В отличие от Глазунова Николай Римский-Корсаков вёл классы контрапункта и инструментовки, но заинтересовать инструментовкой схватывавшего всё на лету и стремительно развивавшегося Прокофьева не удалось. У того на всю жизнь осталось впечатление от занятий с Римским-Корсаковым как от чересчур поверхностных и потому безразлично-суховатых (классы были переполнены, особого внимания каждому уделить не получалось), странно не соответствующих занимавшей воображение музыке, писавшейся преподавателем. Студент с увлечением слушал только что поставленную на сцене Мариинского театра мистическую оперу Римского-Корсакова — из времён монгольского нашествия — «Сказание о невидимом граде Китеже и деве Февронии». Его собственная музыка к историческому кинодейству Сергея Эйзенштейна «Александр Невский» во многом возникла из переосмысления корсаковского «Китежа», особенно же «Сечи при Керженце». Но ещё больше, чем героический «Китеж», воображение юноши занимала лирическая опера-мистерия Римского-Корсакова из языческих времён «Снегурочка»[3]. Прокофьеву очень хотелось большего личного и композиторского контакта с прославленным мастером, но его, увы, не складывалось.
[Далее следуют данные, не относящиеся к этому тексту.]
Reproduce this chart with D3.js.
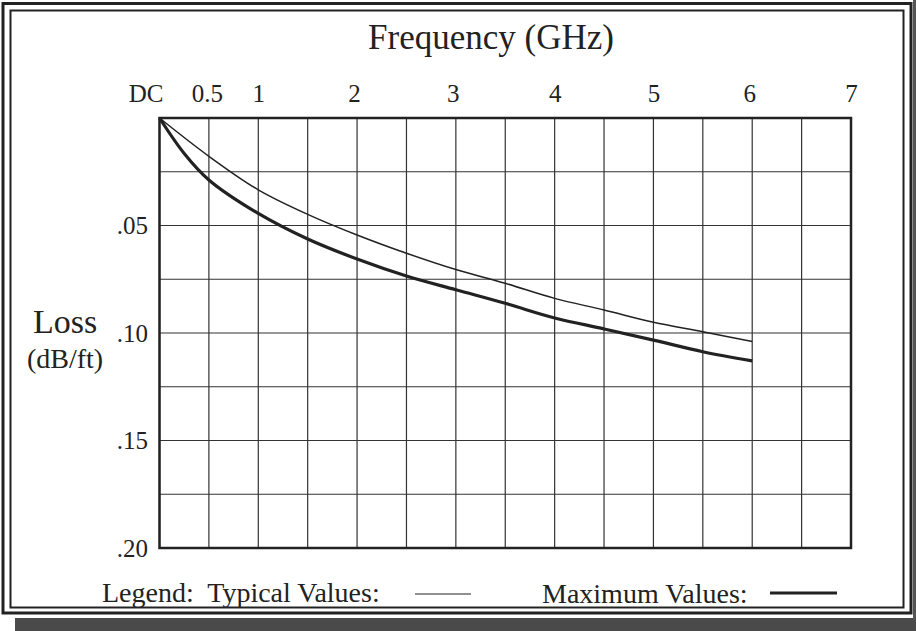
<!DOCTYPE html>
<html>
<head>
<meta charset="utf-8">
<script src="https://cdn.jsdelivr.net/npm/d3@7"></script>
<style>
  html, body { margin: 0; padding: 0; background: #ffffff; }
  svg { display: block; }
  text { font-family: "Liberation Serif", "Times New Roman", serif; fill: #222; }
</style>
</head>
<body>
<script>
// ---- data ----
const freqTicks = [0, 0.5, 1, 2, 3, 4, 5, 6, 7];
const freqTickLabels = ["DC", "0.5", "1", "2", "3", "4", "5", "6", "7"];
const lossTicks = [0.05, 0.10, 0.15, 0.20];
const lossTickLabels = [".05", ".10", ".15", ".20"];
const typicalFreq = [0, 0.5, 1, 1.5, 2, 2.5, 3, 3.5, 4, 4.5, 5, 5.5, 6];
const typicalLoss = [0, 0.0178, 0.0334, 0.0448, 0.0544, 0.0629, 0.0705, 0.0769, 0.0839, 0.0893, 0.0950, 0.0994, 0.1040];
const maximumFreq = [0, 0.25, 0.5, 1, 1.5, 2, 2.5, 3, 3.5, 4, 4.5, 5, 5.5, 6];
const maximumLoss = [0, 0.0165, 0.0288, 0.0444, 0.0563, 0.0656, 0.0735, 0.0799, 0.0862, 0.0930, 0.0981, 0.1033, 0.1087, 0.1130];
const titleText = "Frequency (GHz)";
const yTitle1 = "Loss";
const yTitle2 = "(dB/ft)";
const legendPrefix = "Legend:  Typical Values:";
const legendMax = "Maximum Values:";

// ---- layout ----
const W = 916, H = 631;
const ink = "#222";
const svg = d3.select("body").append("svg").attr("width", W).attr("height", H);

// page frame
svg.append("rect").attr("x", 0).attr("y", 0).attr("width", W).attr("height", H).attr("fill", "#fff");
svg.append("rect").attr("x", 15).attr("y", 618).attr("width", W - 15).attr("height", H - 618).attr("fill", "#4a4a4a");
svg.append("rect").attr("x", 913).attr("y", 0).attr("width", 3).attr("height", 620).attr("fill", "#555");
svg.append("rect").attr("x", 3).attr("y", 3.5).attr("width", 908).attr("height", 609.5)
  .attr("fill", "none").attr("stroke", ink).attr("stroke-width", 3);
svg.append("rect").attr("x", 10.5).attr("y", 10.5).attr("width", 893).attr("height", 597)
  .attr("fill", "none").attr("stroke", ink).attr("stroke-width", 2);

const x = d3.scaleLinear().domain([0, 7]).range([159.5, 851]);
const y = d3.scaleLinear().domain([0, 0.2]).range([118, 548]);

// grid
const g = svg.append("g");
const xGrid = d3.range(0, 7.01, 0.5);
const yGrid = d3.range(0, 0.2001, 0.025);
g.selectAll("line.vg").data(xGrid).join("line")
  .attr("x1", d => x(d)).attr("x2", d => x(d))
  .attr("y1", y(0)).attr("y2", y(0.2))
  .attr("stroke", "#333").attr("stroke-width", 1.2);
g.selectAll("line.hg").data(yGrid).join("line")
  .attr("x1", x(0)).attr("x2", x(7))
  .attr("y1", d => y(d)).attr("y2", d => y(d))
  .attr("stroke", "#333").attr("stroke-width", 1.2);
g.append("rect").attr("x", x(0)).attr("y", y(0))
  .attr("width", x(7) - x(0)).attr("height", y(0.2) - y(0))
  .attr("fill", "none").attr("stroke", ink).attr("stroke-width", 2.5);

// top axis labels
const xAxis = d3.axisTop(x).tickValues(freqTicks)
  .tickFormat((d, i) => freqTickLabels[i]).tickSize(0).tickPadding(0);
const xa = svg.append("g").attr("transform", "translate(0,102)").call(xAxis);
xa.select(".domain").remove();
xa.selectAll("text")
  .attr("font-size", 25).attr("font-family", "Liberation Serif").attr("fill", ink)
  .attr("dy", 0)
  .attr("dx", (d) => d === 0 ? -14 : (d === 0.5 ? -2 : (d === 2 || d === 3 || d === 6 ? -3 : 0)));

// left axis labels
const yAxis = d3.axisLeft(y).tickValues(lossTicks)
  .tickFormat((d, i) => lossTickLabels[i]).tickSize(0).tickPadding(0);
const ya = svg.append("g").attr("transform", "translate(148,0)").call(yAxis);
ya.select(".domain").remove();
ya.selectAll("text")
  .attr("font-size", 25).attr("font-family", "Liberation Serif").attr("fill", ink);

// titles
svg.append("text").attr("x", 491).attr("y", 49).attr("text-anchor", "middle")
  .attr("font-size", 35).text(titleText);
svg.append("text").attr("x", 65).attr("y", 333).attr("text-anchor", "middle")
  .attr("font-size", 34).text(yTitle1);
svg.append("text").attr("x", 65).attr("y", 368).attr("text-anchor", "middle")
  .attr("font-size", 28).text(yTitle2);

// curves
const line = d3.line().x(d => x(d[0])).y(d => y(d[1])).curve(d3.curveCatmullRom.alpha(0.5));
svg.append("path").datum(typicalFreq.map((f, i) => [f, typicalLoss[i]]))
  .attr("d", line).attr("fill", "none").attr("stroke", ink).attr("stroke-width", 1.5);
svg.append("path").datum(maximumFreq.map((f, i) => [f, maximumLoss[i]]))
  .attr("d", line).attr("fill", "none").attr("stroke", ink).attr("stroke-width", 3.2);

// legend
svg.append("text").attr("x", 102).attr("y", 602).attr("font-size", 28)
  .attr("xml:space", "preserve").style("white-space", "pre").text(legendPrefix);
svg.append("line").attr("x1", 415).attr("x2", 471).attr("y1", 594).attr("y2", 594)
  .attr("stroke", ink).attr("stroke-width", 1.2);
svg.append("text").attr("x", 542).attr("y", 603).attr("font-size", 28).text(legendMax);
svg.append("line").attr("x1", 770).attr("x2", 837).attr("y1", 593).attr("y2", 593)
  .attr("stroke", ink).attr("stroke-width", 3);
</script>
</body>
</html>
Поэтому учеником Римского-Корсакова Прокофьев себя никогда не считал.

Ещё хуже было отношение к классам по контрапункту у Анатолия Лядова. Тот имел значительную репутацию как композитор, но имел также склонность к симфонической миниатюре, а не к развёрнутым полотнам, как Глазунов, и уж решительно оказался не способен написать хоть одно сценическое действо, подобное тем, что выходили с завидной регулярностью из-под пера Римского-Корсакова. Лядов не скрывал от студентов, что занимается с ними от отсутствия иного источника к существованию. Приученный с детства к упорному труду, Прокофьев считал профессора феноменальным лентяем. Действительно, если была хоть малейшая возможность увильнуть от проведения классов, Лядов не являлся на службу. Благо бы освободившееся время шло на сочинительство. Вовсе нет. Когда Сергей Дягилев договорился с Лядовым о написании им музыки к балету «Жар-птица», который в хореографии Фокина должен был идти в Париже, а значит, обещал и приличный гонорар, — чем не источник к существованию! — то к сроку сдачи партитуры Лядов передал Дягилеву и Фокину, что дело скоро сдвинется с мёртвой точки, ибо он даже уже приобрёл нотную бумагу. Кончилось всё тем, что вместо него балет написал ни дня не учившийся в консерватории и мало кому известный до того Игорь Стравинский. Что до студентов, то Лядов занят был в основном выуживанием грязи в голосоведении и ошибок в полифоническом построении. Изо всех он выделял аккуратного и грамотного Асафьева, будущего автора бесцветных партитур и прекрасных музыковедческих работ, с трудом выносил независимого Прокофьева, а в композиторское будущее их одноклассника Мясковского попросту не верил[4]. Единственное, чему Прокофьев с пользой для себя выучился у Лядова, — так это каллиграфической записи музыки, ибо неаккуратность тот считал неуважением к другим музыкантам, которым предстоит всё это читать и проигрывать. В целом Лядов оставил у Прокофьева впечатление «человека мелкотравчатого». По мнению же Бориса Асафьева, Лядов относился к Прокофьеву не так уж и предвзято, и за дотошными придирками скрывалась педагогическая сверхзадача. «Он отлично понимал всю значимость громадного дарования юного Прокофьева. «Я обязан его научить, — говорил Лядов. — Он должен сформировать свою технику, свой стиль — сперва в фортепианной музыке. Потом постепенно выпишется».

вернуться

3

В дневниковой записи от 4 декабря 1952 года Прокофьев признавался, что «в молодости» любил её больше других русских опер.

вернуться

4

Мнение о Прокофьеве и Мясковском было высказано Лядовым лично Асафьеву, который годы спустя поведал его Прокофьеву.